No auxiliary data structures are created, and the algorithm never stores the actual concatenated binary string, so the extra space usage remains constant.
Test Cases
solution = Solution()
assert solution.concatenatedBinary(1) == 1
# Smallest valid input
assert solution.concatenatedBinary(3) == 27
# Basic example from prompt
assert solution.concatenatedBinary(12) == 505379714
# Larger example with modulo behavior
assert solution.concatenatedBinary(2) == 6
# "110" in binary equals 6
assert solution.concatenatedBinary(4) == 220
# Tests transition to a new bit length
assert solution.concatenatedBinary(5) == 1765
# Verifies continued concatenation after bit-length increase
assert solution.concatenatedBinary(7) == 113015
# Last number before another power-of-two boundary
assert solution.concatenatedBinary(8) == 1808248
# Tests another bit-length transition
assert solution.concatenatedBinary(100000) >= 0
# Stress test for upper constraint
| Test | Why |
|---|---|
n = 1 |
Validates smallest possible input |
n = 3 |
Verifies basic concatenation logic |
n = 12 |
Confirms modulo handling |
n = 2 |
Tests simple multi-number concatenation |
n = 4 |
Checks power-of-two boundary behavior |
n = 5 |
Ensures bit length remains correct after transition |
n = 7 |
Tests values immediately before next power of two |
n = 8 |
Validates another bit-length increase |
n = 100000 |
Stress test for maximum constraint |
Edge Cases
One important edge case is the smallest possible input, n = 1. In this scenario, the algorithm only processes a single number. The implementation correctly initializes bit_length to 1 when encountering the first power of two and returns 1 immediately after the first iteration.

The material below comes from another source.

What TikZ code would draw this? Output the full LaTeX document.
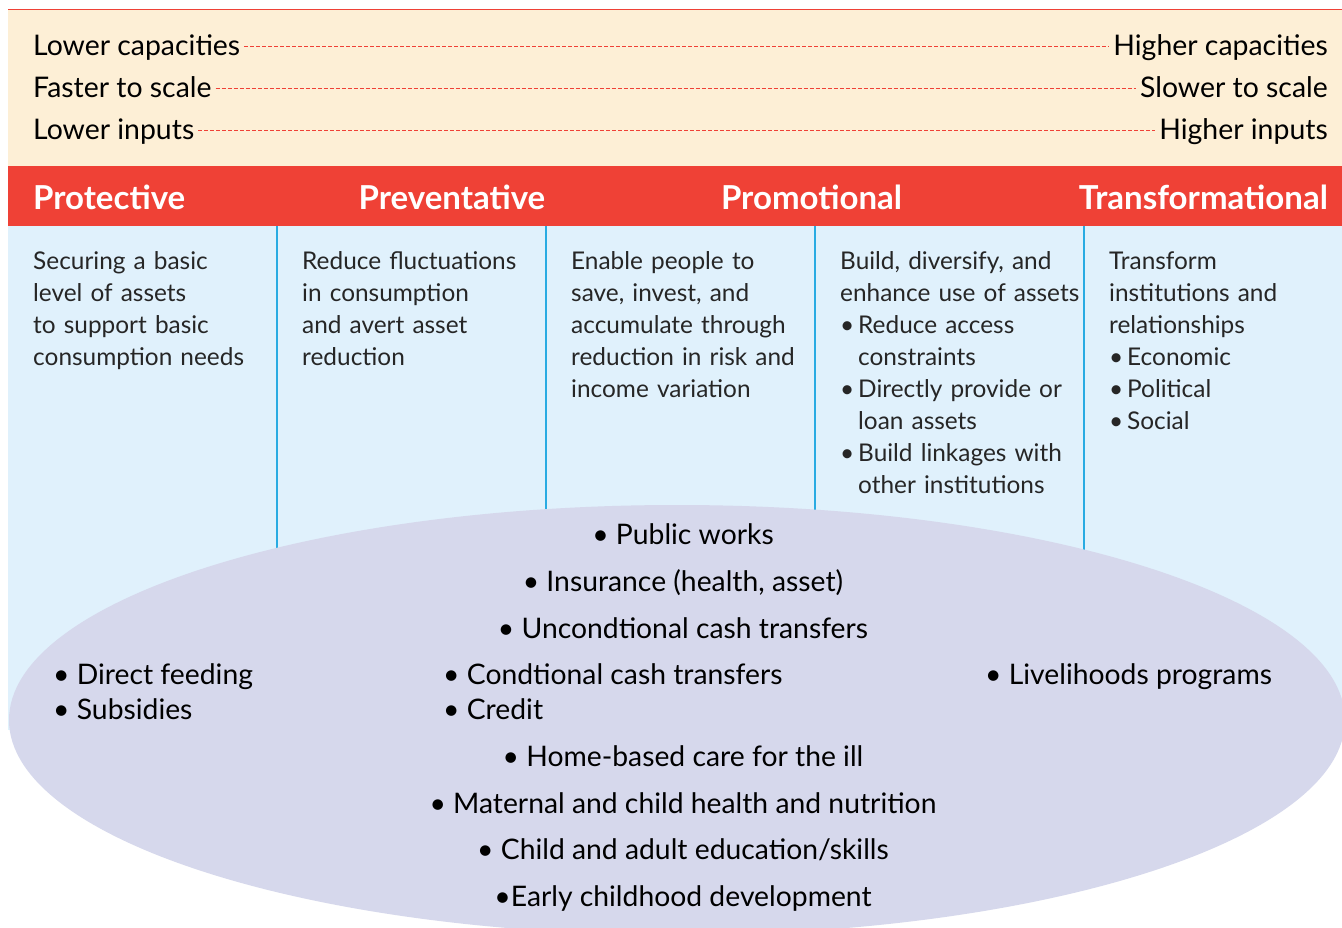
\documentclass[tikz,border=0pt]{standalone}
\usepackage{fontspec}
\setmainfont{Lato}
\definecolor{beige}{RGB}{253,239,214}
\definecolor{hdred}{RGB}{239,65,54}
\definecolor{ltblue}{RGB}{224,241,252}
\definecolor{ellfill}{RGB}{214,216,236}
\definecolor{sepblue}{RGB}{41,171,226}
\begin{document}
\begin{tikzpicture}[x=1pt,y=-1pt,
  toplbl/.style={font=\fontsize{28.4}{32}\selectfont, inner xsep=4pt, inner ysep=0pt, text height=19pt, text depth=0pt},
  dashln/.style={draw=hdred, line width=0.8pt, dash pattern=on 4pt off 2pt},
  hdr/.style={font=\bfseries\fontsize{33}{36}\selectfont, text=white, inner sep=0pt},
  coltxt/.style={font=\fontsize{24.4}{32}\selectfont, text=black!85, inner sep=0pt, align=left, text width=262pt, anchor=base west},
  item/.style={font=\fontsize{28.3}{32}\selectfont, inner sep=0pt},
  sepline/.style={draw=sepblue, line width=1.4pt}]
\useasboundingbox (0,0) rectangle (1342,928);
\fill[white] (0,0) rectangle (1342,928);
% bands
\fill[beige] (8,10) rectangle (1342,166);
\draw[hdred, line width=1pt] (8,10) -- (1342,10);
\fill[hdred] (8,166) rectangle (1342,226);
\fill[ltblue] (8,226) rectangle (1342,730);
% column separators
\coordinate (s1t) at (277,226); \coordinate (s1b) at (277,600);
\coordinate (s2t) at (546,226); \coordinate (s2b) at (546,600);
\coordinate (s3t) at (815,226); \coordinate (s3b) at (815,600);
\coordinate (s4t) at (1084,226); \coordinate (s4b) at (1084,600);
\draw[sepline] (s1t) -- (s1b);
\draw[sepline] (s2t) -- (s2b);
\draw[sepline] (s3t) -- (s3b);
\draw[sepline] (s4t) -- (s4b);
% ellipse
\begin{scope}
\clip (0,0) rectangle (1342,928);
\fill[ellfill] (677,720) ellipse [x radius=668, y radius=215];
\end{scope}
% top scale
\node[toplbl, anchor=base west] (lc) at (29,56) {Lower capacities};
\node[toplbl, anchor=base east] (hc) at (1332,56) {Higher capacities};
\node[toplbl, anchor=base west] (fs) at (29,98) {Faster to scale};
\node[toplbl, anchor=base east] (ss) at (1332,98) {Slower to scale};
\node[toplbl, anchor=base west] (li) at (29,140) {Lower inputs};
\node[toplbl, anchor=base east] (hi) at (1332,140) {Higher inputs};
\draw[dashln] (lc.east) -- (hc.west);
\draw[dashln] (fs.east) -- (ss.west);
\draw[dashln] (li.east) -- (hi.west);
% headers
\node[hdr, anchor=base west] (h1) at (33,210) {Protective};
\node[hdr, anchor=base] (h2) at (452,210) {Preventative};
\node[hdr, anchor=base] (h3) at (811.5,210) {Promotional};
\node[hdr, anchor=base east] (h4) at (1328,210) {Transformational};
% column descriptions
\node[coltxt] (c1) at (33,270) {Securing a basic\\level of assets\\to support basic\\consumption needs};
\node[coltxt] (c2) at (302,270) {Reduce fluctuations\\in consumption\\and avert asset\\reduction};
\node[coltxt] (c3) at (571,270) {Enable people to\\save, invest, and\\accumulate through\\reduction in risk and\\income variation};
\node[coltxt] (c4) at (840,270) {Build, diversify, and\\enhance use of assets\\\makebox[18pt][l]{•}Reduce access\\\hspace*{18pt}constraints\\\makebox[18pt][l]{•}Directly provide or\\\hspace*{18pt}loan assets\\\makebox[18pt][l]{•}Build linkages with\\\hspace*{18pt}other institutions};
\node[coltxt] (c5) at (1109,270) {Transform\\institutions and\\relationships\\\makebox[18pt][l]{•}Economic\\\makebox[18pt][l]{•}Political\\\makebox[18pt][l]{•}Social};
% ellipse items
\node[item, anchor=base] (e1) at (683,544) {• Public works};
\node[item, anchor=base] (e2) at (683,591) {• Insurance (health, asset)};
\node[item, anchor=base] (e3) at (683,638) {• Uncondtional cash transfers};
\node[item, anchor=base west] (e4) at (443,684) {• Condtional cash transfers};
\node[item, anchor=base west] (e5) at (443,719) {• Credit};
\node[item, anchor=base] (e6) at (683,766) {• Home-based care for the ill};
\node[item, anchor=base] (e7) at (683,813) {• Maternal and child health and nutrition};
\node[item, anchor=base] (e8) at (683,859) {• Child and adult education/skills};
\node[item, anchor=base] (e9) at (683,906) {•Early childhood development};
\node[item, anchor=base west] (l1) at (53,684) {• Direct feeding};
\node[item, anchor=base west] (l2) at (53,719) {• Subsidies};
\node[item, anchor=base west] (r1) at (985,684) {• Livelihoods programs};
\end{tikzpicture}
\end{document}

Another critical edge case occurs at powers of two such as 2, 4, 8, and 16. These numbers require one additional binary digit compared to the previous numbers. Forgetting to update the bit length at these boundaries would produce incorrect concatenation results because the left shift would not create enough space for the appended bits. The implementation handles this correctly using the power-of-two check:
(num & (num - 1)) == 0
A third important edge case involves very large values of n, especially near the upper constraint 100000. The concatenated binary number becomes astronomically large, far exceeding standard integer sizes. A naive solution that constructs the actual binary string could consume excessive memory and runtime. This implementation avoids that entirely by maintaining only the current modular value and never storing the full binary representation.
Another subtle edge case is integer overflow in fixed-width languages like Go. Repeated shifting and addition can easily exceed 32-bit integer limits. Applying modulo during every iteration keeps intermediate values bounded and ensures correctness throughout the computation.